I have a favorite spoon. There - I've said it. I don't know why it's my favorite, or why I would even have a favorite piece of silverware, but I do. There's nothing spectacular about this spoon. To the average person, it would look like any nondescript, ordinary teaspoon, but it's certainly not! My parents got the set when they got married, I believe, circa 1977. Much like my parents marriage, most of the other pieces of the set have been lost or broken (including the one fork my mom still has in her drawer with bent tines but for some reason, she won't get rid of it). The brand engraved on the back is Servita, and it also says "Nasco Stainless" and "Japan." The bowl of the spoon is shaped just right - like it was made for my mouth. The handle is long and thin, with intricate raised flowers and vines on it. The end of the handle has an almost indecipherable little scoop to it that fits my thumb perfectly. My mom and husband know about my love for this spoon, although they approach it in different ways. My mom tries to understand it and replicate it - she has bought me a few other spoons that she think might do if this one becomes lost or mangled in the garbage disposal (AGH!!!), but there is no comparison. My husband just rolls his eyes and takes the next spoon from the stack in the silverware drawer, even if mine is on top, because he has suffered my wrath one too many times for using "my spoon." I, myself, even pass it up, at times, if I need a spoon for something quick or careless, like an on-the-go snack of a scoop of frosting from the tub. I like to save my spoon for something special, something that I can sit down and enjoy and relish in the fact that I'm using my spoon. I've even been known to take it out of the dirty dishwasher and wash it by hand so that I can use it for just such an occasion... I dread the day when my spoon and I have to part ways, but for now, I take comfort in knowing that it's always by my side.
Forks, now, are another matter. I do not have a favorite fork, but I definitely do have some majorly unfavorite forks. I've never understood why some forks would only have three tines. This is most distressing to me and in fact, when I find myself in a restaurant or friend's house with such flatware, I have to work very hard not to vomit and/or run in fear. Just like my inability to articulate what it is about my spoon that I love so much, I am also equally unable to specify why three-tined forks are so revolting, but they are. I have tried to live quietly with my distaste, but in some settings, I just can't help myself. I have traded forks with friends at a restaurant before, should they have been lucky enough to get a normal one and me the societal outcast. Most of my friends don't seem to have a problem eating with three-tiners, so they willfully trade with me, albeit after a few minutes of teasing. It's worth it - though. I think I would sell my soul if that would prevent me from having to eat with a three-tined fork. (Oh, no - I've just realized what Hell is like - no favorite spoons and three-tined forks. And no shoes. Eeek!) My one friend even gave me a lumpy, sealed, business sized envelope with the words "Purse Fork" written on it. She told me to simply carry it in my purse wherever I go and not to open it unless it's an emergency.
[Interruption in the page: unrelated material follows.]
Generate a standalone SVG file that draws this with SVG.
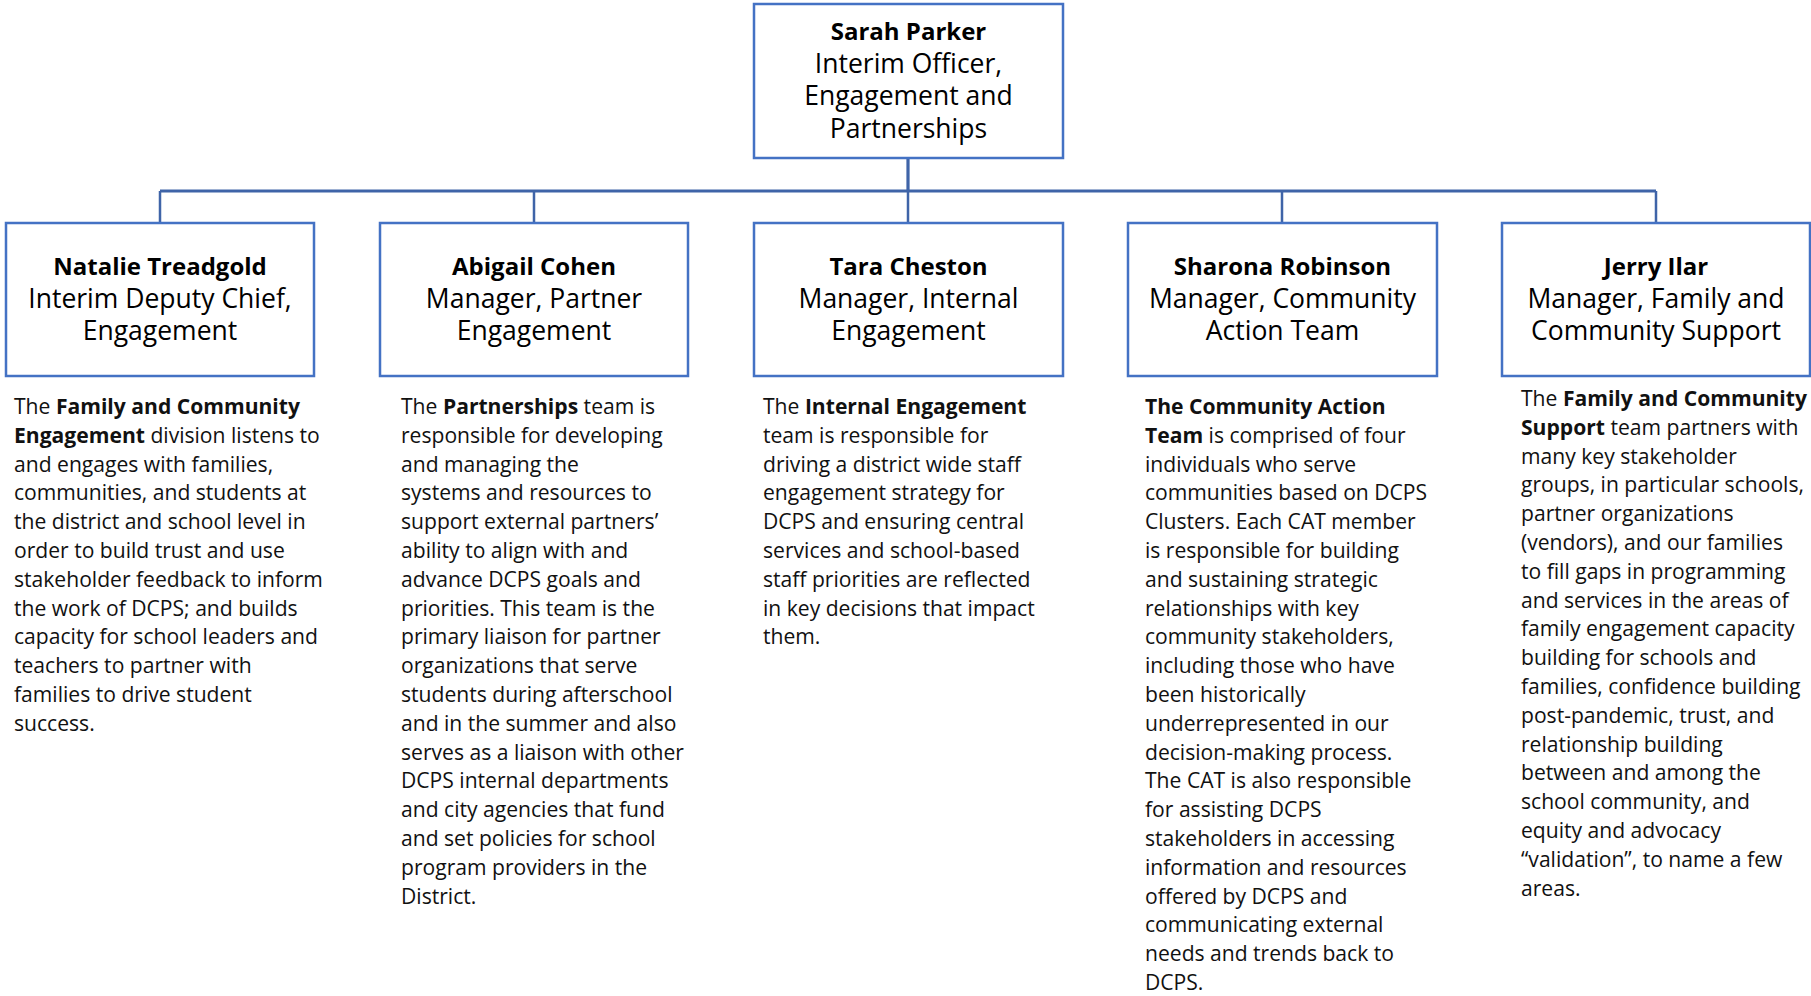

I assume finding myself somewhere with a three-tined fork and no one to trade with would be considered as such. I'm so thankful I have friends like her to look out for me!
Well, off to bury my favorite spoon in the stack of the underachievers so my husband or kids don't mistakenly (and rather inconsiderately) take it for themselves in a moment of haste. No - I'm not kidding - I do this everytime I put it away. One never can be too careful with the things they love.